The Canadian dollar has been sideswiped by foreign capital fleeing the instability of emerging markets and taking refuge in the US$ and bond markets. Steadily declining commodity prices and Canada’s international reputation as a company whose economy is dependant on resources have conspired to place added pressure on an already weak currency and large corporations dependant on resources.

As of yet, Canadian consumers have seen no real decline in the prices of Asian imports. Although the likelihood of this appears strong, consumers are likely to postpone major purchases in the event of price savings down the road. Investors still have plenty of good opportunities as the Dow and TSE indexes continue their bull run.
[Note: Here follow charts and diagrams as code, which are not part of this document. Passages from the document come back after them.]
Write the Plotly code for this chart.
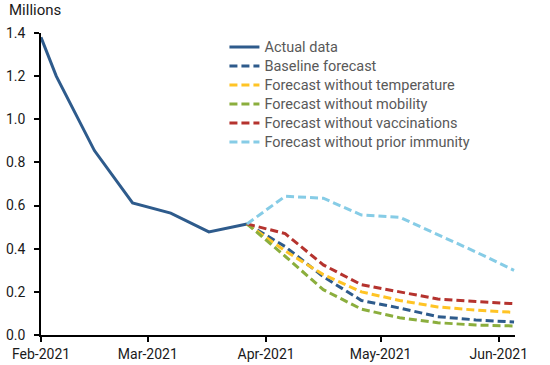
import plotly.graph_objects as go

actual_dates = ["2021-02-01", "2021-02-05", "2021-02-15", "2021-02-25",
                "2021-03-07", "2021-03-17", "2021-03-27"]
actual = [1.38, 1.20, 0.855, 0.612, 0.565, 0.478, 0.515]

forecast_dates = ["2021-03-27", "2021-04-06", "2021-04-16", "2021-04-26",
                  "2021-05-06", "2021-05-16", "2021-05-26", "2021-06-05"]
baseline = [0.515, 0.41, 0.27, 0.16, 0.125, 0.085, 0.07, 0.06]
no_temperature = [0.515, 0.39, 0.28, 0.20, 0.16, 0.13, 0.115, 0.105]
no_mobility = [0.515, 0.365, 0.21, 0.12, 0.08, 0.057, 0.046, 0.042]
no_vaccinations = [0.515, 0.47, 0.325, 0.233, 0.20, 0.167, 0.155, 0.145]
no_immunity = [0.515, 0.643, 0.634, 0.556, 0.546, 0.465, 0.385, 0.30]

tick_dates = ["2021-02-01", "2021-03-01", "2021-04-01", "2021-05-01", "2021-06-01"]
tick_labels = ["Feb-2021", "Mar-2021", "Apr-2021", "May-2021", "Jun-2021"]
y_ticks = [0.0, 0.2, 0.4, 0.6, 0.8, 1.0, 1.2, 1.4]
y_labels = ["0.0", "0.2", "0.4", "0.6", "0.8", "1.0", "1.2", "1.4"]


def lg(name):
    return "<span style='font-size:14.5px'>" + name + "</span>"


DASH = "8px,4px"
fig = go.Figure()
fig.add_trace(go.Scatter(x=actual_dates, y=actual, mode="lines", name=lg("Actual data"),
                         line=dict(color="#2E5B8C", width=3)))
series = [
    ("Baseline forecast", baseline, "#2E5B8C"),
    ("Forecast without temperature", no_temperature, "#FFC425"),
    ("Forecast without mobility", no_mobility, "#8BAE3D"),
    ("Forecast without vaccinations", no_vaccinations, "#B5332E"),
    ("Forecast without prior immunity", no_immunity, "#86CCE6"),
]
for name, vals, col in series:
    fig.add_trace(go.Scatter(x=forecast_dates, y=vals, mode="lines", name=lg(name),
                             line=dict(color=col, width=3, dash=DASH)))

fig.update_layout(
    width=550, height=365,
    margin=dict(l=41, r=35, t=33, b=30),
    paper_bgcolor="white", plot_bgcolor="white",
    font=dict(family="Roboto", size=14, color="#1a1a1a"),
    showlegend=True,
    legend=dict(x=0.387, y=1.002, xanchor="left", yanchor="top",
                font=dict(family="Roboto", size=12, color="#595959"),
                bgcolor="rgba(0,0,0,0)", tracegroupgap=0),
    xaxis=dict(type="date", range=["2021-02-01", "2021-06-05 06:00"],
               tickvals=tick_dates, ticktext=tick_labels,
               showgrid=False, zeroline=False, showline=True, automargin=False,
               linecolor="black", linewidth=1.5,
               ticks="outside", ticklen=5, tickcolor="black", tickwidth=1.5,
               tickfont=dict(size=14, color="#1a1a1a")),
    yaxis=dict(range=[0, 1.4], tickvals=y_ticks, ticktext=y_labels,
               showgrid=False, zeroline=False, showline=True, automargin=False,
               linecolor="black", linewidth=1.5,
               ticks="outside", ticklen=5, tickcolor="black", tickwidth=1.5,
               ticklabelstandoff=6,
               tickfont=dict(size=14, color="#1a1a1a")),
    annotations=[dict(text="Millions", xref="paper", yref="paper",
                      x=-0.072, y=1.077, xanchor="left", yanchor="middle",
                      showarrow=False, font=dict(size=15, color="#1a1a1a"))],
)
fig.write_html("out.html", config={"displayModeBar": False},
               post_script="document.body.style.margin='0px';")
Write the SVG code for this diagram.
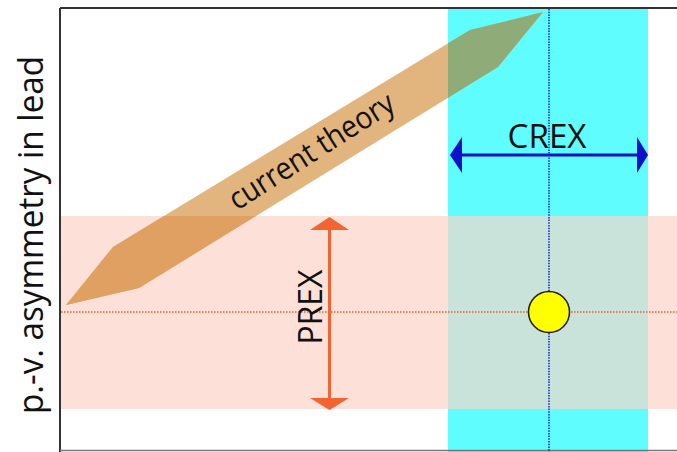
<svg xmlns="http://www.w3.org/2000/svg" width="677" height="452" viewBox="0 0 677 452">
<style>
.lbl{font-family:"Open Sans","Liberation Sans",sans-serif;fill:#111;}
.dotO{stroke:#e8602c;stroke-width:1.3;stroke-dasharray:1.5 1.5;fill:none;}
.dotB{stroke:#1a2ed0;stroke-width:1.6;stroke-dasharray:1.5 1.2;fill:none;}
</style>
<defs>
<clipPath id="cPink"><rect x="61" y="216" width="387" height="193"/></clipPath>
<clipPath id="cCyan"><rect x="448" y="8" width="200" height="444"/></clipPath>
<polygon id="bandShape" points="66,305 113,247 470,30 543,12 498,67 139,288"/>
</defs>
<rect width="677" height="452" fill="#ffffff"/>
<g id="bands">
<rect x="448" y="8" width="200" height="444" fill="#5ffdfd"/>
<rect x="61" y="216" width="616" height="193" fill="#fde0d8"/>
<rect x="448" y="216" width="200" height="193" fill="#c9e2da"/>
</g>
<g id="frame" stroke="#333" stroke-width="2" fill="none">
<line x1="60" y1="8" x2="677" y2="8"/>
<line x1="60" y1="8" x2="60" y2="452"/>
<line x1="60" y1="450.5" x2="677" y2="450.5" stroke="#777" stroke-width="1.5"/>
</g>
<g id="theory">
<use href="#bandShape" fill="#e2b47e"/>
<use href="#bandShape" fill="#e0a062" clip-path="url(#cPink)"/>
<use href="#bandShape" fill="#8fab78" clip-path="url(#cCyan)"/>
<text class="lbl" x="317" y="160" font-size="31" text-anchor="middle" textLength="190" lengthAdjust="spacingAndGlyphs" transform="rotate(-32.5 317 160)">current theory</text>
</g>
<g id="connectors">
<line class="dotO" x1="61" y1="312" x2="677" y2="312"/>
<g id="prex-arrow" fill="#f26430">
<line x1="329.5" y1="226" x2="329.5" y2="400" stroke="#f26430" stroke-width="3"/>
<polygon points="329.5,217 310,230 349,230"/>
<polygon points="329.5,410 310,398 349,398"/>
</g>
<g id="crex-arrow" fill="#1010c8">
<line x1="458" y1="155" x2="640" y2="155" stroke="#1010c8" stroke-width="3"/>
<polygon points="450,155 462,137 462,173"/>
<polygon points="648,155 637,137 637,173"/>
</g>
</g>
<g id="labels">
<text class="lbl" x="547" y="148" font-size="33" text-anchor="middle" textLength="79" lengthAdjust="spacingAndGlyphs">CREX</text>
<text class="lbl" x="322" y="307" font-size="33" text-anchor="middle" textLength="75" lengthAdjust="spacingAndGlyphs" transform="rotate(-90 322 307)">PREX</text>
<text class="lbl" x="43" y="235" font-size="34" text-anchor="middle" textLength="358" lengthAdjust="spacingAndGlyphs" transform="rotate(-90 43 235)">p.-v. asymmetry in lead</text>
</g>
<line class="dotB" x1="549" y1="9" x2="549" y2="452"/>
<g id="measurement">
<circle cx="549" cy="312" r="20.5" fill="#ffff00" stroke="#222" stroke-width="1.6"/>
</g>
</svg>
However, some sectors such as base metals, forestry products and other commodities (i.e. Oil & Gas) should be avoided due to the drastic reductions in demand stemming from the Asian ripple effect in Canada.

The falling growth rates in Asia and the effects on other countries worldwide may have a deflationary effect on global economies such as Canada in the months and even years to come. However, these effects are difficult to predict leaving consumers and investors to the mercy of the market. If the effects currently being demonstrated in Asia (falling demand, decreased production, lower profits) are duplicated across the worldwide economy, such a deflation would induce a slowdown in spending, devestate growth, drive thousands of companies into bankruptcy and throw millions out of work.